_GOAL_. Restate the data word for word and leave the images out.

[Records with drawing code]
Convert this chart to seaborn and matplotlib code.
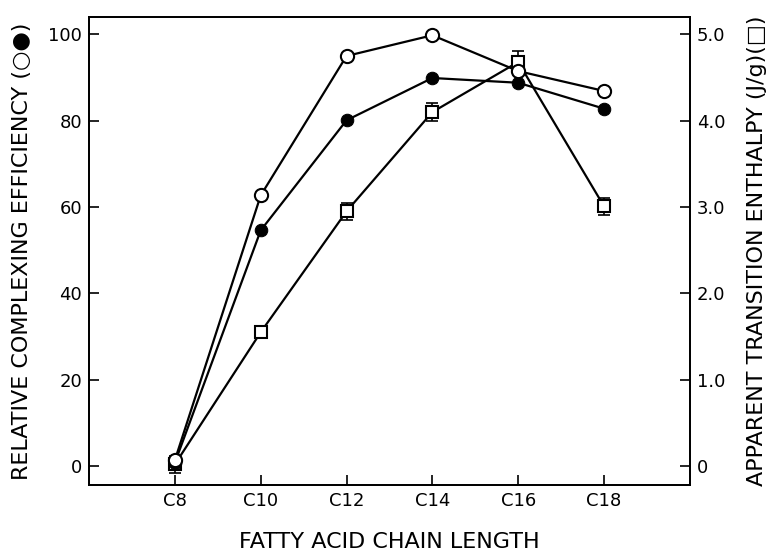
import matplotlib
matplotlib.use("Agg")
import matplotlib.pyplot as plt
import seaborn as sns
import pandas as pd

# Data
chain_length = [8, 10, 12, 14, 16, 18]
tick_labels = ["C8", "C10", "C12", "C14", "C16", "C18"]
eff_open = [1.4, 62.7, 95.0, 99.8, 91.5, 86.9]
eff_filled = [0.8, 54.6, 80.1, 89.9, 88.8, 82.8]
enthalpy = [0.02, 1.55, 2.95, 4.10, 4.68, 3.01]
enthalpy_err = [0.10, 0.06, 0.10, 0.10, 0.13, 0.10]

sns.set_theme(style="ticks")
plt.rcParams['font.family'] = ['DejaVu Sans']

fig = plt.figure(figsize=(7.75, 5.53), dpi=100)
ax = fig.add_axes([0.115, 0.123, 0.775, 0.846])
ax2 = ax.twinx()

df = pd.DataFrame({"x": chain_length, "open": eff_open, "filled": eff_filled,
                   "enth": enthalpy, "err": enthalpy_err})

lw = 1.6
sns.lineplot(data=df, x="x", y="filled", ax=ax, color="black", lw=lw,
             marker="o", markersize=9, markerfacecolor="black",
             markeredgecolor="black", zorder=3)
sns.lineplot(data=df, x="x", y="open", ax=ax, color="black", lw=lw,
             marker="o", markersize=9.5, markerfacecolor="white",
             markeredgecolor="black", markeredgewidth=1.5, zorder=4)

ax2.errorbar(df["x"], df["enth"], yerr=df["err"], fmt="none", ecolor="black",
             elinewidth=1.2, capsize=4, capthick=1.2, zorder=2)
sns.lineplot(data=df, x="x", y="enth", ax=ax2, color="black", lw=lw,
             marker="s", markersize=9, markerfacecolor="white",
             markeredgecolor="black", markeredgewidth=1.5, zorder=3)

ax.set_xlim(6, 20)
ax.set_ylim(-4.4, 104)
ax2.set_ylim(-4.4 / 20, 104 / 20)

ax.set_xticks(chain_length)
ax.set_xticklabels(tick_labels)
ax.set_yticks([0, 20, 40, 60, 80, 100])
ax2.set_yticks([0, 1, 2, 3, 4, 5])
ax2.set_yticklabels(["0", "1.0", "2.0", "3.0", "4.0", "5.0"])

for a in (ax, ax2):
    for s in a.spines.values():
        s.set_visible(True)
        s.set_color("black")
        s.set_linewidth(1.3)
    a.tick_params(direction="in", length=7, width=1.2, colors="black",
                  labelsize=13, pad=5)

ax.set_xlabel("FATTY ACID CHAIN LENGTH", fontsize=16, labelpad=16, color="black")
ax.set_ylabel("RELATIVE COMPLEXING EFFICIENCY (\u25cb\u25cf)", fontsize=16,
              labelpad=12, color="black")
ax2.set_ylabel("APPARENT TRANSITION ENTHALPY (J/g)(\u25a1)", fontsize=16,
               labelpad=16, color="black", rotation=90)

ax.set_zorder(ax2.get_zorder() + 1)
ax.patch.set_visible(False)

fig.savefig("out.png", dpi=100)
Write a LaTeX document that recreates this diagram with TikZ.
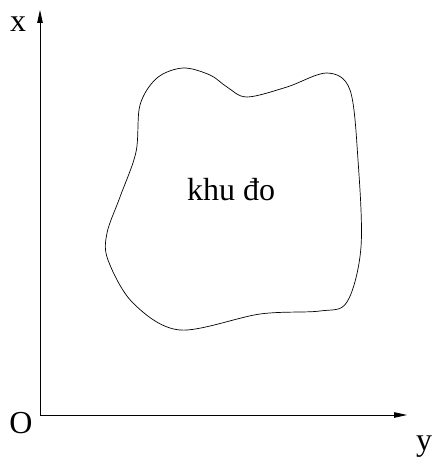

_ANSWER TO THIS EXERCISE_.
Convert this chart to seaborn and matplotlib code.
import matplotlib
matplotlib.use("Agg")
import matplotlib.pyplot as plt
import seaborn as sns
import pandas as pd

# Data
chain_length = [8, 10, 12, 14, 16, 18]
tick_labels = ["C8", "C10", "C12", "C14", "C16", "C18"]
eff_open = [1.4, 62.7, 95.0, 99.8, 91.5, 86.9]
eff_filled = [0.8, 54.6, 80.1, 89.9, 88.8, 82.8]
enthalpy = [0.02, 1.55, 2.95, 4.10, 4.68, 3.01]
enthalpy_err = [0.10, 0.06, 0.10, 0.10, 0.13, 0.10]

sns.set_theme(style="ticks")
plt.rcParams['font.family'] = ['DejaVu Sans']

fig = plt.figure(figsize=(7.75, 5.53), dpi=100)
ax = fig.add_axes([0.115, 0.123, 0.775, 0.846])
ax2 = ax.twinx()

df = pd.DataFrame({"x": chain_length, "open": eff_open, "filled": eff_filled,
                   "enth": enthalpy, "err": enthalpy_err})

lw = 1.6
sns.lineplot(data=df, x="x", y="filled", ax=ax, color="black", lw=lw,
             marker="o", markersize=9, markerfacecolor="black",
             markeredgecolor="black", zorder=3)
sns.lineplot(data=df, x="x", y="open", ax=ax, color="black", lw=lw,
             marker="o", markersize=9.5, markerfacecolor="white",
             markeredgecolor="black", markeredgewidth=1.5, zorder=4)

ax2.errorbar(df["x"], df["enth"], yerr=df["err"], fmt="none", ecolor="black",
             elinewidth=1.2, capsize=4, capthick=1.2, zorder=2)
sns.lineplot(data=df, x="x", y="enth", ax=ax2, color="black", lw=lw,
             marker="s", markersize=9, markerfacecolor="white",
             markeredgecolor="black", markeredgewidth=1.5, zorder=3)

ax.set_xlim(6, 20)
ax.set_ylim(-4.4, 104)
ax2.set_ylim(-4.4 / 20, 104 / 20)

ax.set_xticks(chain_length)
ax.set_xticklabels(tick_labels)
ax.set_yticks([0, 20, 40, 60, 80, 100])
ax2.set_yticks([0, 1, 2, 3, 4, 5])
ax2.set_yticklabels(["0", "1.0", "2.0", "3.0", "4.0", "5.0"])

for a in (ax, ax2):
    for s in a.spines.values():
        s.set_visible(True)
        s.set_color("black")
        s.set_linewidth(1.3)
    a.tick_params(direction="in", length=7, width=1.2, colors="black",
                  labelsize=13, pad=5)

ax.set_xlabel("FATTY ACID CHAIN LENGTH", fontsize=16, labelpad=16, color="black")
ax.set_ylabel("RELATIVE COMPLEXING EFFICIENCY (\u25cb\u25cf)", fontsize=16,
              labelpad=12, color="black")
ax2.set_ylabel("APPARENT TRANSITION ENTHALPY (J/g)(\u25a1)", fontsize=16,
               labelpad=16, color="black", rotation=90)

ax.set_zorder(ax2.get_zorder() + 1)
ax.patch.set_visible(False)

fig.savefig("out.png", dpi=100)
Write a LaTeX document that recreates this diagram with TikZ.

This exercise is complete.